The illustration below, from the tip shape article, illustrates the difference between "tips of english" and "percentage english" (in this case, for pure sidespin):
Some people interpret "tips of english" to actually mean "1/2 tips of english." For them, "1 tip" corresponds to shifting the cue half of the tip's width (from the center of the tip to the edge). Using this scheme, the number of "tips" for the tip size and shape in the diagram above would actually be 0 for 0%, about 3/4 (2 * 0.37) for 25%, 1 1/2 (2 * 0.75) for 50%, and almost 3 (2 * 1.40) for 100%. Below is an illustration of the two common definitions of "tips:"
Here is a good illustration from Patrick Johnson (in AZB post) of how half "tips" can relate to thirds of maximum sidespin:
Some people interpret "tips of english" to actually mean "chalk marks." Here's a photo from an AZB post by iusedtoberich showing chalk marks (the round shape a chalked tip leaves on the CB after a hit):
Chalk mark (or "contact patch") size varies with tip hardness and shape, and with shot speed (see TP B.22), but the average size is about 5/32" or 4 mm. Maximum english is about 3 to 4 "chalk marks" or "contact patches."

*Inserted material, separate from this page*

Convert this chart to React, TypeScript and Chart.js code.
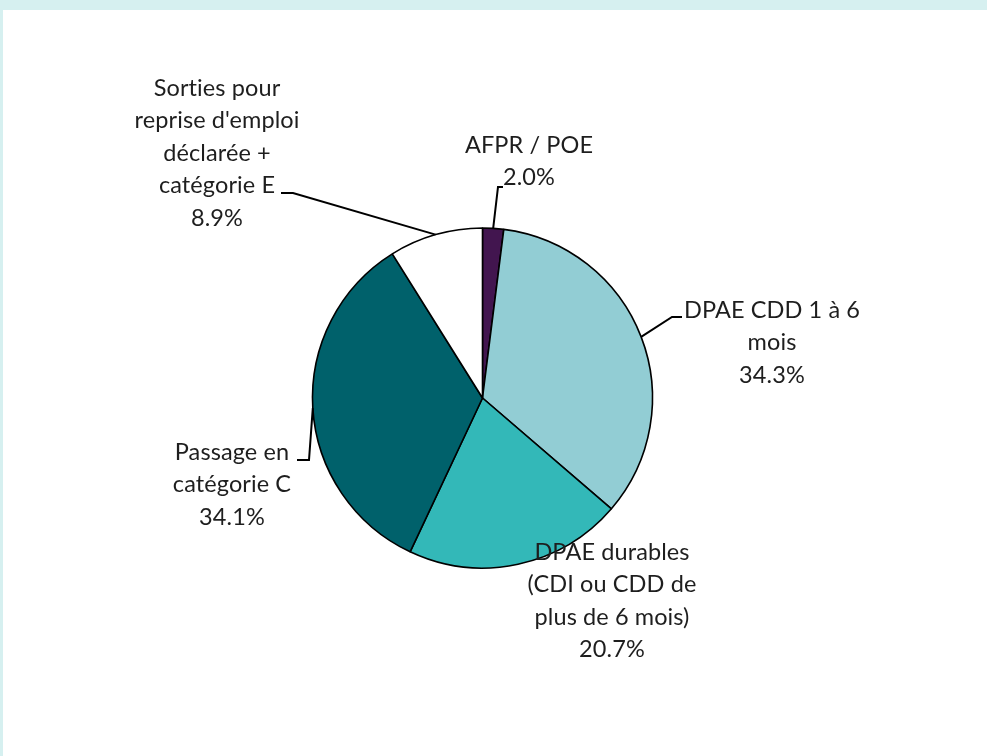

A "tip of english" is also sometimes interpreted to mean "the amount of english that creates one diamond of angle change across the table" (i.e., one "diamond" of english); however, this will vary with the type of shot, the angle into the cushion, and table conditions. Here's a photo from an AZB post by Patrick Johnson illustrating this interpretation:
Obviously, it requires lots of feel and experience to know what tip position is required for each shot to create the amount of sidespin needed (e.g., to create the desired rebound angle change off a cushion). However, it is helpful to be able to communicate this amount to others in a clear and meaningful way. Clearly, based on the various common interpretations above, "tips" means too many radically-different things to too many people to be useful. A qualitative or percentage scale is much more meaningful. For example:
- a touch of english (0-10%)
- a small amount of english (10-30%)
- a medium amount of english (30-60%)
- a large amount of english (60-90%)
- near maximum english, close to the miscue limit (90-100%)
from Patrick Johnson (in AZB post):
The scale drawing below shows an overhead view of three cues hitting three cue balls at different offsets - cue moved 1/4", 1/2" and 3/4" to the left. Just for fun, it also compares where nickel and dime shaped tips contact the CB at those offsets, assuming the cue's centerline is offset the same amount.
I notice two interesting things:
1. These three very common tip offsets - often called 1, 2 & 3 (or 1/2, 1 and 1 1/2) "tips" - produce almost exactly 1/3, 2/3 and 3/3 of maximum sidespin (the red lines on the CB), which correspond to 1, 2 and 3 diamonds of cross-table angle change. I just find this correspondence remarkably convenient.
2. The difference in contact points for nickel and dime shaped tips (shown by the circles at the cues' tips and the lines connecting their centers with the CB's center) is almost nonexistent: 1/128" at 1/3 max sidespin, 1/64" at 2/3 max sidespin and less than 1/32" at maximum sidespin (true for nickel and dime tips of any width). So how true is it really that a dime shaped tip can produce noticeably more spin for the same tip offset?
from Patrick Johnson (via e-mail):
Center-of-Tip Spin Calibration
See the diagram below, where:
- Measure all side spin by where you point the center of your tip.
- Visualize the “center-of-tip” spin range from center ball to 2/3 the distance to the ball’s edge (vs. the “contact point” spin range of 1/2 the distance).
- Aim the center of the tip at the fraction of the larger spin range that corresponds to the fraction of maximum spin you want.
- the green hash marks are thirds of maximum side spin (where the stick's centerline is aimed)
- the red "x"s are fourths of maximum side spin (where the tip actually contacts the CB)
Because of the curvatures of the cue ball and the cue tip, the cue stick’s centerline must always be aimed a little farther from the cue ball’s center than the spot you want to hit.
To hit the CB precisely on the points that produce fourths of maximum side spin, aim your cue's centerline at the corresponding thirds of maximum.
AIM = HIT
1/3 = 1/4
2/3 = 1/2
3/3 = 3/4
4/3 = 4/4
This works because a typical tip's radius is (the curvature of a nickel or dime) is about 1/3 the radius of a cue ball, so the tip's center is always 1 1/3 x the contact point distance from center CB. Put another way, the contact point for any tip position is always 1/4 the distance from tip center to CB center. This geometric principle depends solely on the radius of the tip’s curvature, so it’s the same for all tip widths.
when to learn
When should someone start learning english (sidespin)?
I don't think a person should spend much time with english until his or her fundamentals and stroke are solid. When deciding to use english seriously, a person should also start learning about all of the effects that need to be taken into consideration. For more info, see aim compensation for squirt, swerve, and throw.
As far as the basic knowledge part, I think it is important to discuss that before the beginner starts using side spin. I point out how the side spin can be useful but at the same time I show five major problems with using it: squirt, swerve, throw, miscues and cling/skid/kick/bad contacts, and some of the details of those problems. Most beginners do not fully understand those problems when first introduced to them, but I want them to be aware that problems exist.